I know that you and I have talked quite a bit about the exercise. Unfortunately, I don’t have a magic solution to make it easier to start or keep going with. I have a very long history of starting an exercise program and eating healthy only to stop because it was boring or hard or I just didn’t feel like it.
Hating your body doesn’t help. Again, been there and done that. All that you can do is move forward from where you are right now. Put the past behind you because you can’t do anything about it. Decide that you want to feel better about yourself because you are the only person who you really will be doing it for.
And then start. In baby steps. Cut out some junk food. Go for a walk. Lift some weights. Every day just keep going. Ask for help–there are plenty of us out there who are struggling to do the same thing.
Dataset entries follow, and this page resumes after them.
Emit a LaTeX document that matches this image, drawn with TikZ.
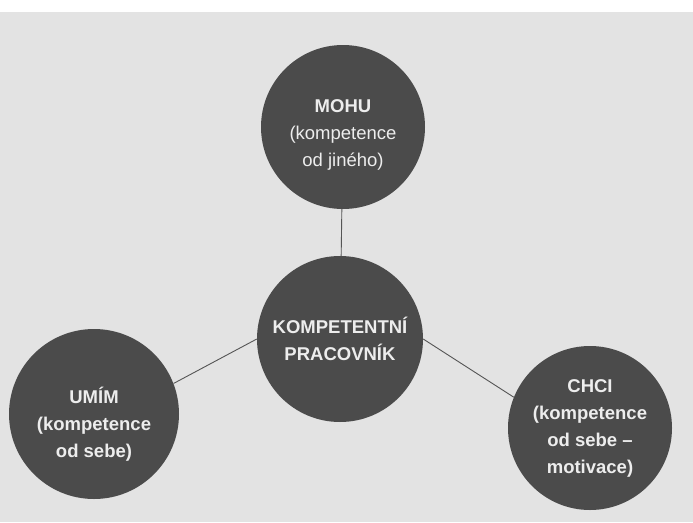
\documentclass[tikz,border=0pt]{standalone}
\usepackage{fontspec}
\setmainfont{Liberation Sans}
\begin{document}
\begin{tikzpicture}[x=1pt,y=-1pt,
  bubble/.style={circle,fill=circfill,draw=none,text=circtext,align=center,
    font=\fontsize{18.5}{27}\selectfont\bfseries,inner sep=0pt},
  label text/.style={text=circtext,align=center,font=\fontsize{18.5}{27}\selectfont},
  link/.style={draw=linecol,line width=0.9pt}]
\definecolor{circfill}{HTML}{4B4B4B}
\definecolor{circtext}{HTML}{EDEDED}
\definecolor{bgcol}{HTML}{E3E3E3}
\definecolor{linecol}{HTML}{555555}
\useasboundingbox (0,0) rectangle (693,522);
\fill[white] (0,0) rectangle (693,12);
\fill[bgcol] (0,12) rectangle (693,522);
\node[bubble,minimum size=164pt] (mohu) at (343,127) {};
\node[label text] (mohutext) at (343,135) {\bfseries MOHU\\(kompetence\\od jiného)};
\node[bubble,minimum size=166pt] (komp) at (340,339) {KOMPETENTNÍ\\PRACOVNÍK};
\node[bubble,minimum size=170pt] (umim) at (94,414) {};
\node[label text,font=\fontsize{18.5}{27}\selectfont\bfseries] (umimtext) at (94,424) {UMÍM\\(kompetence\\od sebe)};
\node[bubble,minimum size=164pt] (chci) at (590,428) {CHCI\\(kompetence\\od sebe –\\motivace)};
\draw[link] (mohu) -- (komp);
\draw[link] (komp.west) -- (umim.21);
\draw[link] (komp.east) -- (chci.158);
\end{tikzpicture}
\end{document}
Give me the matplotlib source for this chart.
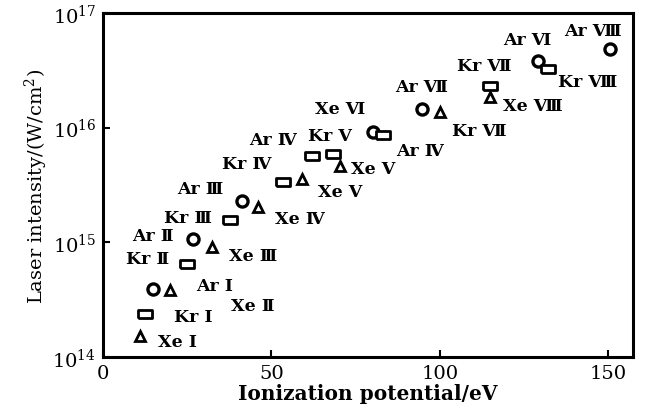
import math
import matplotlib
matplotlib.use("Agg")
import matplotlib.pyplot as plt
from matplotlib.ticker import FixedLocator, NullLocator, FuncFormatter

plt.rcParams['font.family'] = ['DejaVu Serif', 'Noto Sans CJK SC']
plt.rcParams['mathtext.fontset'] = 'dejavuserif'

# markers: ionization potential (eV), laser intensity (W/cm2)
circle_x = [14.8, 26.7, 41.2, 80.1, 94.6, 129.1, 150.4]
circle_y = [3.93e14, 1.07e15, 2.30e15, 9.2e15, 1.46e16, 3.8e16, 4.85e16]

square_x = [12.5, 24.9, 37.7, 53.4, 62.0, 68.2, 83.1, 114.8, 132.0]
square_y = [2.38e14, 6.5e14, 1.57e15, 3.36e15, 5.7e15, 5.9e15, 8.6e15, 2.31e16, 3.24e16]

tri_x = [11.0, 19.9, 32.3, 46.0, 59.1, 70.3, 100.0, 114.8]
tri_y = [1.53e14, 3.85e14, 9.1e14, 2.04e15, 3.57e15, 4.6e15, 1.37e16, 1.85e16]

# ion labels and where they sit (data coords)
ion_labels = ["Xe Ⅰ", "Kr Ⅰ", "Ar Ⅰ", "Xe Ⅱ", "Kr Ⅱ", "Ar Ⅱ", "Xe Ⅲ", "Kr Ⅲ",
              "Ar Ⅲ", "Xe Ⅳ", "Kr Ⅳ", "Ar Ⅳ", "Kr Ⅴ", "Xe Ⅵ", "Xe Ⅴ", "Xe Ⅴ",
              "Ar Ⅳ", "Kr Ⅶ", "Ar Ⅶ", "Kr Ⅶ", "Ar Ⅵ", "Ar Ⅷ", "Kr Ⅷ", "Xe Ⅷ"]
label_x = [22.0, 26.7, 33.2, 44.5, 13.1, 14.8, 44.5, 25.2,
           28.8, 58.5, 42.7, 50.4, 67.4, 70.3, 80.1, 70.3,
           94.0, 111.8, 94.6, 113.3, 125.8, 145.4, 143.9, 127.6]
label_y = [1.36e14, 2.24e14, 4.17e14, 2.79e14, 7.2e14, 1.14e15, 7.6e14, 1.66e15,
           2.92e15, 1.6e15, 4.83e15, 7.96e15, 8.5e15, 1.46e16, 4.37e15, 2.8e15,
           6.3e15, 9.4e15, 2.3e16, 3.45e16, 5.9e16, 6.97e16, 2.55e16, 1.55e16]

fig = plt.figure(figsize=(6.46, 4.14), dpi=100)
ax = fig.add_axes([0.1594, 0.1353, 0.8204, 0.8309])

rect = [(-1, -0.62), (1, -0.62), (1, 0.62), (-1, 0.62), (-1, -0.62)]
ax.plot(circle_x, circle_y, 'o', ms=8, mfc='white', mec='black', mew=2.4, ls='none')
ax.plot(square_x, square_y, marker=rect, ms=10, mfc='white', mec='black', mew=2.0, ls='none')
ax.plot(tri_x, tri_y, '^', ms=7.5, mfc='white', mec='black', mew=2.0, ls='none')

for t, x, y in zip(ion_labels, label_x, label_y):
    ax.text(x, y, t, fontsize=12.5, fontweight='bold', ha='center', va='center')

ax.set_yscale('log')
ax.set_xlim(0, 157.3)
ax.set_ylim(1e14, 1e17)
ax.xaxis.set_major_locator(FixedLocator([0, 50, 100, 150]))
ax.yaxis.set_major_locator(FixedLocator([1e14, 1e15, 1e16, 1e17]))
ax.yaxis.set_minor_locator(NullLocator())
ax.yaxis.set_major_formatter(FuncFormatter(lambda v, p: r'$10^{%d}$' % round(math.log10(v))))
ax.tick_params(direction='in', length=5, width=1.5, labelsize=14, pad=5)
for s in ax.spines.values():
    s.set_linewidth(2.2)

ax.set_xlabel("Ionization potential/eV", fontsize=14.5, fontweight='bold', labelpad=1)
ax.set_ylabel("Laser intensity/(W/cm$^2$)", fontsize=14, labelpad=2)

fig.savefig("out.png", dpi=100)
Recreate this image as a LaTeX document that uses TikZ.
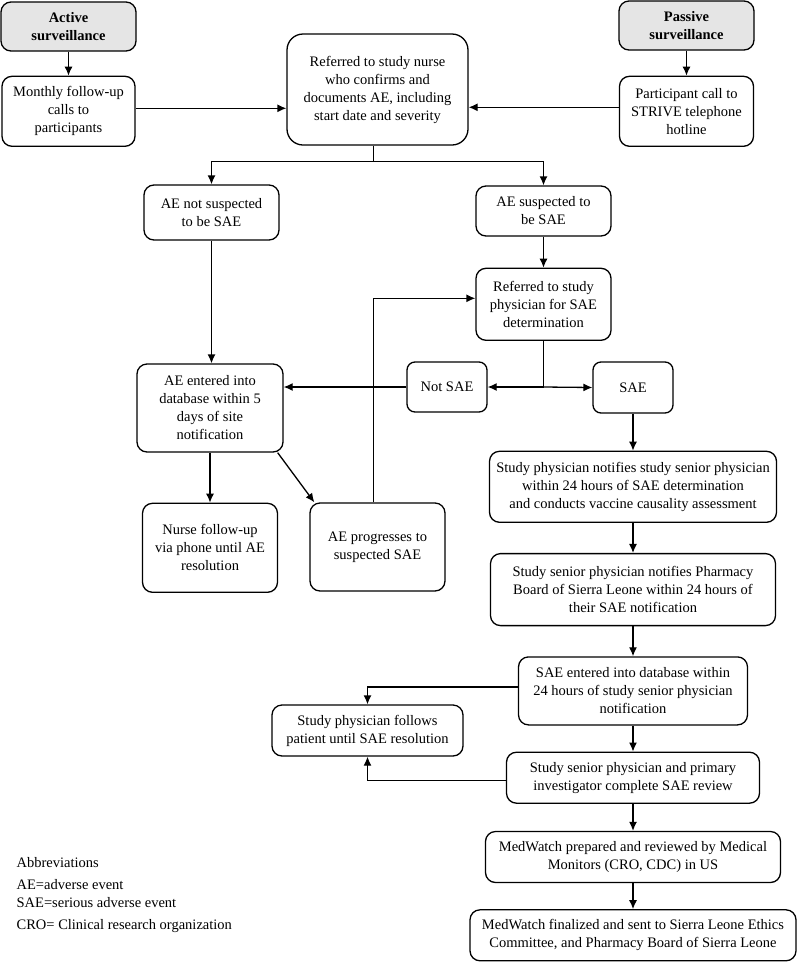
\documentclass[tikz,border=0pt]{standalone}
\usepackage{fontspec}
\setmainfont{Liberation Serif}
\usetikzlibrary{positioning, arrows.meta}

\begin{document}
\begin{tikzpicture}[x=1pt, y=-1pt, >={Latex[length=9pt,width=8pt]}, line width=1.3pt,
  font=\fontsize{14.5}{18}\selectfont,
  box/.style={draw, rectangle, rounded corners=10pt, align=center, inner sep=2pt},
  source/.style={box, fill=black!10, font=\fontsize{14.5}{18}\selectfont\bfseries}]
\useasboundingbox (0,0) rectangle (799,962);
\node (active) [source, minimum width=135pt, minimum height=49pt] at (68.5,26.5) {Active\\surveillance};
\node (monthly) [box, below=24pt of active, minimum width=133pt, minimum height=70pt] {Monthly follow-up\\calls to\\participants};
\node (passive) [source, minimum width=135pt, minimum height=49pt] at (686.5,25.5) {Passive\\surveillance};
\node (call) [box, below=25pt of passive, minimum width=134pt, minimum height=70pt] {Participant call to\\STRIVE telephone\\hotline};
\node (nurse) [box, rounded corners=16pt, minimum width=181pt, minimum height=111pt] at (377.5,89.5) {Referred to study nurse\\who confirms and\\documents AE, including\\start date and severity};
\node (notsusp) [box, minimum width=135pt, minimum height=55pt] at (211.5,212.5) {AE not suspected\\to be SAE};
\node (susp) [box, minimum width=135pt, minimum height=50pt] at (543.5,211) {AE suspected to\\be SAE};
\node (physref) [box, below=31pt of susp, minimum width=135pt, minimum height=72pt] {Referred to study\\physician for SAE\\determination};
\node (notsae) [box, rounded corners=8pt, minimum width=80pt, minimum height=50pt] at (447,387) {Not SAE};
\node (sae) [box, rounded corners=8pt, minimum width=80pt, minimum height=51pt] at (633,387.5) {SAE};
\node (aedb) [box, minimum width=146pt, minimum height=88pt] at (210,408) {AE entered into\\database within 5\\days of site\\notification};
\node (nursefu) [box, below=50pt of aedb, minimum width=135pt, minimum height=89pt] {Nurse follow-up\\via phone until AE\\resolution};
\node (progress) [box, minimum width=135pt, minimum height=88pt] at (377.5,547) {AE progresses to\\suspected SAE};
\node (notify) [box, below=37pt of sae, minimum width=287pt, minimum height=71pt] {Study physician notifies study senior physician\\within 24 hours of SAE determination\\and conducts vaccine causality assessment};
\node (pharmacy) [box, below=30pt of notify, minimum width=285pt, minimum height=72pt] {Study senior physician notifies Pharmacy\\Board of Sierra Leone within 24 hours of\\their SAE notification};
\node (saedb) [box, below=30pt of pharmacy, minimum width=229pt, minimum height=68pt] {SAE entered into database within\\24 hours of study senior physician\\notification};
\node (review) [box, below=26pt of saedb, minimum width=253pt, minimum height=51pt] {Study senior physician and primary\\investigator complete SAE review};
\node (medwatch) [box, below=27pt of review, minimum width=295pt, minimum height=51pt] {MedWatch prepared and reviewed by Medical\\Monitors (CRO, CDC) in US};
\node (final) [box, below=26pt of medwatch, minimum width=326pt, minimum height=51pt] {MedWatch finalized and sent to Sierra Leone Ethics\\Committee, and Pharmacy Board of Sierra Leone};
\node (follows) [box, minimum width=191pt, minimum height=51pt] at (367.5,730.5) {Study physician follows\\patient until SAE resolution};
\node (abbrev) [anchor=north west, align=left, inner sep=0pt] at (16,857) {Abbreviations\\[4pt]AE=adverse event\\SAE=serious adverse event\\[4pt]CRO= Clinical research organization};
\draw[->] (active) -- (monthly);
\draw[->] (passive) -- (call);
\draw[->] ([yshift=3pt]monthly.east) -- ([yshift=3pt]monthly.east -| nurse.west);
\draw[->] ([yshift=4pt]call.west) -- ([yshift=4pt]call.west -| nurse.east);
\draw ([xshift=-4pt]nurse.south) -- ++(0,16) coordinate (split);
\draw[->] (split) -| (notsusp.north);
\draw[->] (split) -| (susp.north);
\draw[->] (notsusp.south) -- (notsusp.south |- aedb.north);
\draw[->] (susp) -- (physref);
\draw (physref.south) -- (physref.south |- notsae) coordinate (branch);
\draw[->] (branch) -- (notsae.east);
\draw[->] (branch) -- (sae.west);
\draw[->] (notsae.west) -- (notsae.west -| aedb.east);
\draw[->] (aedb) -- (nursefu);
\draw[->] ([xshift=-6pt]aedb.south east) -- ([xshift=5pt]progress.north west);
\draw[->] ([xshift=-4pt]progress.north) |- ([yshift=6pt]physref.west);
\draw[->] (sae) -- (notify);
\draw[->] (notify) -- (pharmacy);
\draw[->] (pharmacy) -- (saedb);
\draw[->] (saedb) -- (review);
\draw[->] (review) -- (medwatch);
\draw[->] (medwatch) -- (final);
\draw[->] ([yshift=4pt]saedb.west) -| (follows.north);
\draw[->] ([yshift=-2.5pt]review.west) -| (follows.south);
\end{tikzpicture}
\end{document}
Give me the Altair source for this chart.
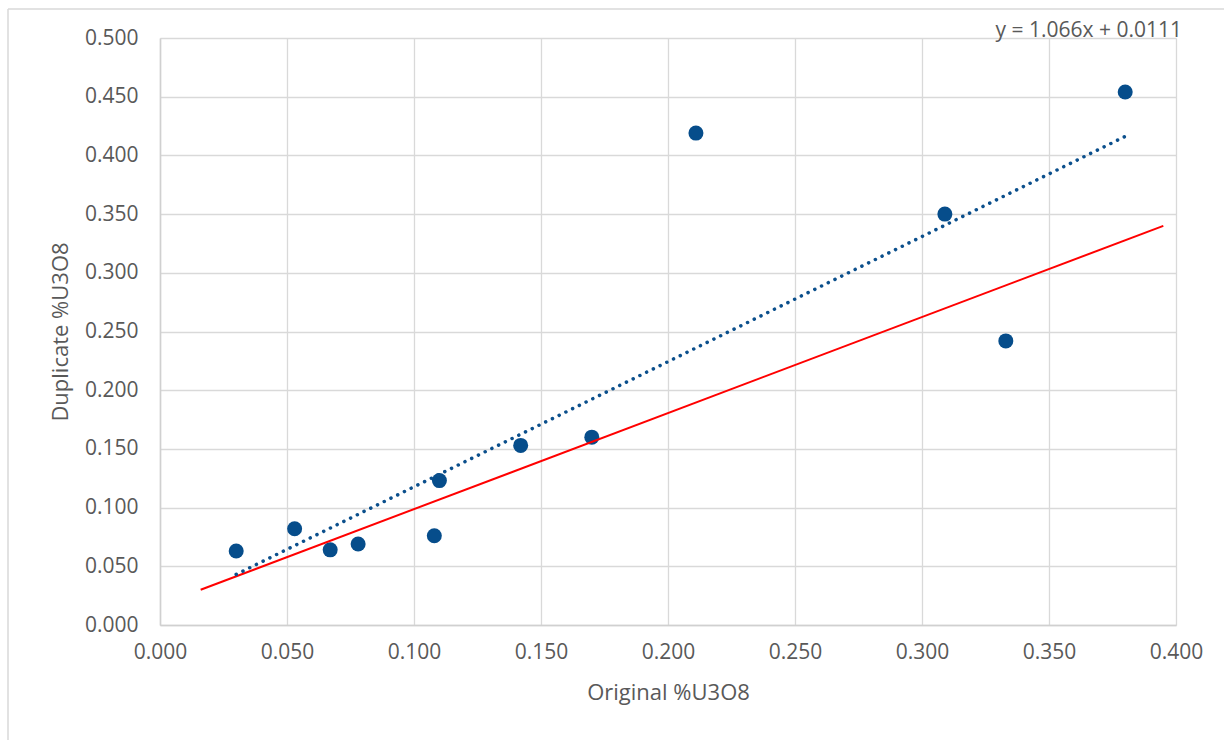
import altair as alt
import pandas as pd

# Data
original = [0.030, 0.053, 0.067, 0.078, 0.108, 0.110, 0.142, 0.170, 0.211, 0.309, 0.333, 0.380]
duplicate = [0.063, 0.082, 0.064, 0.069, 0.076, 0.123, 0.153, 0.160, 0.419, 0.350, 0.242, 0.454]

trend_slope = 1.066
trend_intercept = 0.0111
trend_x = [min(original), max(original)]

ref_x = [0.016, 0.395]
ref_y = [0.030, 0.340]

equation_text = "y = 1.066x + 0.0111"
x_title = "Original %U3O8"
y_title = "Duplicate %U3O8"

FONT = "Open Sans"
GRAY = "#595959"

pts = pd.DataFrame({"x": original, "y": duplicate})
trend = pd.DataFrame({"x": trend_x, "y": [trend_slope * v + trend_intercept for v in trend_x]})
ref = pd.DataFrame({"x": ref_x, "y": ref_y})

xs = alt.Scale(domain=[0, 0.4], nice=False)
ys = alt.Scale(domain=[0, 0.5], nice=False)

x_axis = alt.Axis(values=[i * 0.05 for i in range(9)], format=".3f", title=x_title,
                  grid=True, ticks=False, labelPadding=16, titlePadding=20, labelFlush=False)
y_axis = alt.Axis(values=[i * 0.05 for i in range(11)], format=".3f", title=y_title,
                  grid=True, ticks=False, labelPadding=22, titlePadding=12, labelFlush=False)

base_x = alt.X("x:Q", scale=xs, axis=x_axis)
base_y = alt.Y("y:Q", scale=ys, axis=y_axis)

ref_line = alt.Chart(ref).mark_line(color="#ff0000", strokeWidth=2).encode(
    x=alt.X("x:Q", scale=xs), y=alt.Y("y:Q", scale=ys))

trend_line = alt.Chart(trend).mark_line(color="#0b4f8c", strokeWidth=3.5, strokeDash=[0.1, 7.4],
                                        strokeCap="round").encode(
    x=alt.X("x:Q", scale=xs), y=alt.Y("y:Q", scale=ys))

points = alt.Chart(pts).mark_circle(size=225, color="#064d8b", opacity=1).encode(
    x=base_x, y=base_y)

eq = alt.Chart(pd.DataFrame({"t": [equation_text]})).mark_text(
    align="right", baseline="bottom", font=FONT, fontSize=21, color=GRAY, dy=3
).encode(x=alt.value(1022), y=alt.value(0), text="t:N")

# outer chart frame (decorative)
frame = alt.Chart(pd.DataFrame({"a": [0]})).mark_rule(color="#d9d9d9", strokeWidth=1.5, clip=False)
frame_top = frame.encode(x=alt.value(-152), x2=alt.value(1070), y=alt.value(-29))
frame_left = frame.encode(x=alt.value(-152), y=alt.value(-29), y2=alt.value(710))

chart = alt.layer(points, ref_line, trend_line, eq, frame_top, frame_left).properties(
    width=1016, height=587,
    autosize=alt.AutoSizeParams(type="none"),
    padding={"left": 160, "top": 38, "right": 48, "bottom": 115},
    background="white",
).configure_axis(
    gridColor="#d9d9d9", gridWidth=1.3, domainColor="#d0d0d0", domainWidth=1.5,
    labelFont=FONT, labelFontSize=21, labelColor=GRAY,
    titleFont=FONT, titleFontSize=22, titleColor=GRAY, titleFontWeight="normal",
).configure_view(stroke=None)

chart.save("out.html", embed_options={"renderer": "svg", "actions": False})
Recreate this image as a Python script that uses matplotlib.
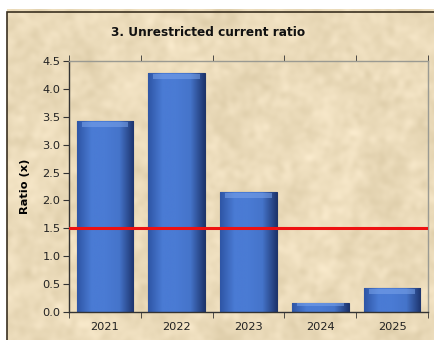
import numpy as np
import matplotlib
matplotlib.use("Agg")
import matplotlib.pyplot as plt
from matplotlib.colors import LinearSegmentedColormap
from matplotlib.patches import Rectangle

years = ["2021", "2022", "2023", "2024", "2025"]
ratios = [3.42, 4.28, 2.15, 0.16, 0.43]
benchmark = 1.5
y_ticks = [0.0, 0.5, 1.0, 1.5, 2.0, 2.5, 3.0, 3.5, 4.0, 4.5]

W, H = 435, 340
fig = plt.figure(figsize=(W / 100, H / 100), dpi=100)
fig.patch.set_facecolor("white")

# parchment-like backdrop inside a dark frame
bg = fig.add_axes([7 / W, 0, 1 - 7 / W, 1 - 9 / H])
bg.set_axis_off()
rng = np.random.default_rng(7)
def smooth_noise(shape, k):
    n = rng.standard_normal(shape)
    f = np.fft.fft2(n)
    fy = np.fft.fftfreq(shape[0])[:, None]
    fx = np.fft.fftfreq(shape[1])[None, :]
    f *= np.exp(-(fx ** 2 + fy ** 2) * k)
    r = np.real(np.fft.ifft2(f))
    return (r - r.mean()) / r.std()
tex = 0.5 * smooth_noise((331, 428), 150) + 0.5 * smooth_noise((331, 428), 1500)
base = np.array([235, 219, 186]) / 255.0
img = np.clip(base[None, None, :] + 0.022 * tex[..., None] * np.array([1.0, 1.05, 1.25]), 0, 1)
bg.imshow(img, aspect="auto", extent=[0, 1, 0, 1], interpolation="bilinear")
bg.set_xlim(0, 1)
bg.set_ylim(0, 1)
bg.add_patch(Rectangle((0.001, -0.01), 1.2, 1.0, fill=False, ec="#3a3020", lw=1.2,
                       transform=bg.transAxes, clip_on=False))

left, right, top, bottom = 69, 428, 61, 312
ax = fig.add_axes([left / W, 1 - bottom / H, (right - left) / W, (bottom - top) / H])
ax.patch.set_alpha(0)

x = np.arange(len(years))
bar_w = 0.79
bars = ax.bar(x, ratios, width=bar_w, color="#4473C8", edgecolor="#1f3468", lw=0.8, zorder=2)

# bevelled shading across each bar
shade = LinearSegmentedColormap.from_list(
    "shade", ["#2f56a6", "#4a7bd4", "#4a7bd4", "#4574ca", "#1e3670"])
grad = np.linspace(0, 1, 64)[None, :]
for b, v in zip(bars, ratios):
    x0 = b.get_x()
    im = ax.imshow(grad, cmap=shade, aspect="auto",
                   extent=[x0, x0 + bar_w, 0, v], zorder=2.1)
    im.set_clip_path(b)
    cap = min(0.09, v * 0.3)
    ax.add_patch(Rectangle((x0 + 0.07, v - cap * 1.1), bar_w - 0.14, cap,
                           color="#7aa3ea", alpha=0.55, lw=0, zorder=2.2))

ax.axhline(benchmark, color="#ee1111", lw=2.2, zorder=3)

ax.set_xlim(-0.5, len(years) - 0.5)
ax.set_ylim(0, 4.5)
ax.set_yticks(y_ticks)
ax.set_yticklabels([f"{t:.1f}" for t in y_ticks], fontsize=8.2, color="#222222")
ax.set_xticks(x)
ax.set_xticklabels(years, fontsize=8.2, color="#222222")
ax.tick_params(axis="x", length=0, pad=7)
ax.set_xticks(np.arange(len(years) + 1) - 0.5, minor=True)
ax.tick_params(axis="x", which="minor", length=4, direction="out", color="#333333",
               top=True)
ax.tick_params(axis="y", length=4, direction="out", color="#333333", pad=2)

for s in ["left", "bottom"]:
    ax.spines[s].set_color("#333333")
    ax.spines[s].set_linewidth(1.0)
for s in ["top", "right"]:
    ax.spines[s].set_color("#9a9a92")
    ax.spines[s].set_linewidth(1.0)

ax.set_ylabel("Ratio (x)", fontsize=8.2, fontweight="bold", labelpad=9)
fig.text(208 / W, 1 - 33 / H, "3. Unrestricted current ratio", ha="center", va="center",
         fontsize=8.7, fontweight="bold", color="#111111")

fig.savefig("out.png", dpi=100)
I never thought that I would be lifting weights like I am. If you had asked me even six months ago, I would have laughed at you. But now, I miss it if I stop. It didn’t give me the perfect body. But it made me feel a lot better about myself and it definitely has helped my mental state.
You have a lot of people here for you. And we all want you to succeed. Yes, you are probably an enigma–but aren’t we all? But definitely not a loser. Make the choice and just start. 🙂
I’m not expecting a solution, I’m just venting my feelings in this post.
I have worked out the who, what, when, where and how I need to change myself, I just haven’t found a strong enough why to actually go through the motions. The why is the motivation I haven’t found, hence why I need someone to physically drag me to do what needs to be done.
I do have whys, but they aren’t strong enough to drive me to actually do something about the body I hate so much.